My Life by Lionel Graves. (Page 3)
Dad
was walking along the road one night when a man in a truck with poles sticking
out sideways not length ways, hit him on the head and knocked him in the ditch,
he was found later and had to go in to hospital for stitches but was otherwise
alright.
Then
we moved to
Bungalow at Mombasa, 1932-35.
A
hodge podge of
He
also used to let fly with “The sun is ashining to welcome the day, Heigh
Ho, come to the fair”.
On
our windup gramophone we played, “The King's horses the King's men. Marched up the hill and they marched
down again. The Kings.... Noel
Coward I think, at any rate they weren't there to fight the foe, oh o dear no,
they were there because they'd got to go and put a little pep into the Lord
Mayor's Show”. Another was
the Tale of the Nancy Lee. A ship
that sailed far out to sea. The
captain sat in the captain's chair and he played his ukulele as the ship went
down.
Finally
“Ali Baba's camel bowed down and licked his hand. He said “Oh Ali Baba I’m
sure you'll understand.
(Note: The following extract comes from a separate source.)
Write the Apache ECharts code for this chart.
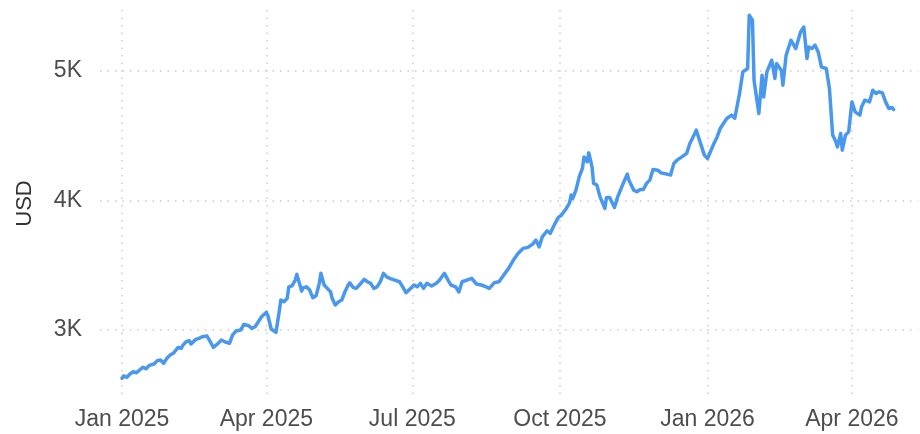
<!DOCTYPE html>
<html>
<head>
<meta charset="utf-8">
<script src="https://cdn.jsdelivr.net/npm/echarts@6/dist/echarts.min.js"></script>
<style>
html,body{margin:0;padding:0;background:#fff;}
#chart{width:920px;height:434px;}
</style>
</head>
<body>
<div id="chart"></div>
<script>
// Days since 2025-01-01 for each observation
const dayOffsets = [0,1,3,5,7,9,11,13,15,17,20,22,24,26,28,30,32,34,35,37,38,40,42,43,46,48,50,53,55,57,60,62,64,67,69,71,74,76,79,81,83,85,87,90,91,93,96,98,99,101,103,104,106,108,109,110,112,113,115,117,119,121,123,124,126,128,130,131,133,135,137,139,141,142,144,146,148,151,153,155,157,159,161,163,165,167,170,173,175,177,180,182,184,186,188,190,193,196,198,201,203,205,208,210,212,215,218,221,224,227,229,232,235,238,241,244,247,250,253,256,258,260,262,265,267,270,272,274,277,279,280,281,283,285,287,288,290,291,293,294,296,298,301,302,304,307,309,312,315,316,319,321,323,325,327,329,331,334,336,340,342,344,346,349,352,354,356,358,361,363,365,369,371,373,377,380,382,385,387,390,391,393,394,397,399,400,402,405,407,408,411,412,414,417,420,423,425,427,428,430,432,434,436,439,441,443,445,446,448,449,451,453,455,457,460,461,463,466,468,470,472,474,476,478,480,481];
// Price in USD
const prices = [2628,2646,2636,2661,2679,2671,2692,2713,2702,2728,2738,2764,2769,2744,2782,2807,2821,2851,2867,2859,2884,2910,2918,2892,2928,2936,2948,2954,2910,2867,2898,2923,2910,2898,2962,2992,3000,3044,3033,3013,3025,3064,3102,3136,3110,3008,2982,3141,3231,3218,3244,3333,3341,3385,3429,3385,3300,3326,3333,3308,3249,3264,3360,3437,3347,3321,3295,3244,3193,3218,3231,3295,3347,3364,3329,3321,3347,3390,3372,3360,3321,3333,3372,3437,3410,3398,3385,3372,3333,3287,3321,3347,3333,3360,3321,3360,3339,3360,3385,3437,3390,3347,3333,3293,3372,3385,3398,3354,3347,3333,3321,3364,3372,3424,3475,3539,3591,3629,3637,3662,3693,3641,3718,3765,3745,3822,3868,3886,3937,3980,4040,4014,4078,4180,4245,4334,4296,4365,4257,4130,4117,4026,3937,4022,4022,3945,4026,4117,4201,4155,4078,4065,4083,4083,4130,4155,4237,4232,4211,4201,4194,4284,4309,4334,4361,4438,4488,4540,4425,4348,4322,4438,4488,4555,4630,4656,4632,4825,4989,5015,5426,5387,4925,4669,4964,4796,4989,5079,4938,5054,5002,4887,5118,5233,5169,5297,5335,5092,5181,5169,5195,5143,5027,5015,4861,4502,4450,4411,4515,4386,4502,4527,4758,4681,4656,4719,4771,4758,4848,4823,4835,4827,4758,4707,4715,4699];
// Tick positions
const xTickDates = [[2025,0],[2025,3],[2025,6],[2025,9],[2026,0],[2026,3]];
const monthNames = ['Jan','Feb','Mar','Apr','May','Jun','Jul','Aug','Sep','Oct','Nov','Dec'];
const yTicks = [3000,4000,5000];
const yTickLabels = ['3K','4K','5K'];

const DAY = 86400000;
const base = Date.UTC(2025,0,1);
const seriesData = dayOffsets.map((d,i)=>[base + d*DAY, prices[i]]);
const xTicks = xTickDates.map(t=>Date.UTC(t[0],t[1],1));

const chart = echarts.init(document.getElementById('chart'), null, {renderer:'canvas'});
const gridLine = {show:true, lineStyle:{color:'#cccccc', width:1.5, type:[1.5,6]}};
const font = 'Liberation Sans, Arial, sans-serif';
chart.setOption({
  animation:false,
  backgroundColor:'#ffffff',
  grid:{left:100, right:2, top:10, bottom:37, containLabel:false},
  xAxis:{
    type:'value',
    min: base - 13.7*DAY,
    max: base + 496.2*DAY,
    axisLine:{show:false},
    axisTick:{show:false, customValues:xTicks},
    splitLine:gridLine,
    axisLabel:{
      customValues:xTicks,
      margin:11,
      color:'#4d4d4d',
      fontSize:23,
      fontFamily:font,
      formatter:function(v){const d=new Date(v);return monthNames[d.getUTCMonth()]+' '+d.getUTCFullYear();}
    }
  },
  yAxis:{
    type:'value',
    min:2484,
    max:5466,
    name:'USD',
    nameLocation:'middle',
    nameRotate:90,
    nameGap:64,
    nameTextStyle:{color:'#333333', fontSize:22, fontFamily:font},
    axisLine:{show:false},
    axisTick:{show:false, customValues:yTicks},
    splitLine:gridLine,
    axisLabel:{
      customValues:yTicks,
      margin:18,
      color:'#4d4d4d',
      fontSize:23,
      fontFamily:font,
      formatter:function(v){const i=yTicks.indexOf(v);return i>=0?yTickLabels[i]:'';}
    }
  },
  series:[{
    type:'line',
    data:seriesData,
    showSymbol:false,
    symbol:'none',
    lineStyle:{color:'#4a97ee', width:3.5, join:'round', cap:'round'},
    itemStyle:{color:'#4a97ee'}
  }]
});
</script>
</body>
</html>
If we don't
reach an oasis, or get some water soon...” (Here my memory fails me
– but they don't write them like that any more).
Always
played at bedtime was The Giant's Magic/Secret Garden by Oscar Wilde I think,
about an unfriendly giant finally making friends with a group of children.
Our
food safe used to have its legs in tins with Jeyes fluid in to stop insects
crawling up. Jean drank some and
was force fed spoons of mustard to make her sick it all up.
Went
to a few films, one silent black and white, one with subtitles was about an
Eskimo, I can remember the baddy trappers and it finished with the Eskimo and
his wife drifting away in the sunset on an iceberg, it must have been that
classic – Nanook of the North.
Further
songs have just came back to me, “Carolina Moon keep shining” which
was played as a lullaby and one line of another has stuck in my mind, but I
don't suppose I shall ever find out where it came from, “Gaily the
troubadour sings to his lady love”. Another of life's great mysteries.
When
I was seven, I was sent to Nakuru school as a boarder. Mother came first time as it was a
twenty four hour journey by train, the other times I travelled alone with the other boys
and girls who increased in number at the stations along the way. We passed through marvellous countryside with plenty of
giraffe, elephants, wildebeest,
zebra and antelope but can't remember lions or rhinos. There was always a list of defaulters
handed in by the guard to the Headmaster and retribution was swift and painful,
being one of the youngest I avoided this.
One
night playing in the dormitory after lights out, I was running round a set of
cupboards about 3ft high in the middle of the room and ran slap bang into the
middle of the Head, went to his study where I had two or three strokes of the
cane in my pyjamas, but they can't have been too hard. Another time messing about I threw a
pair of socks out of the window but can't remember how that ended up.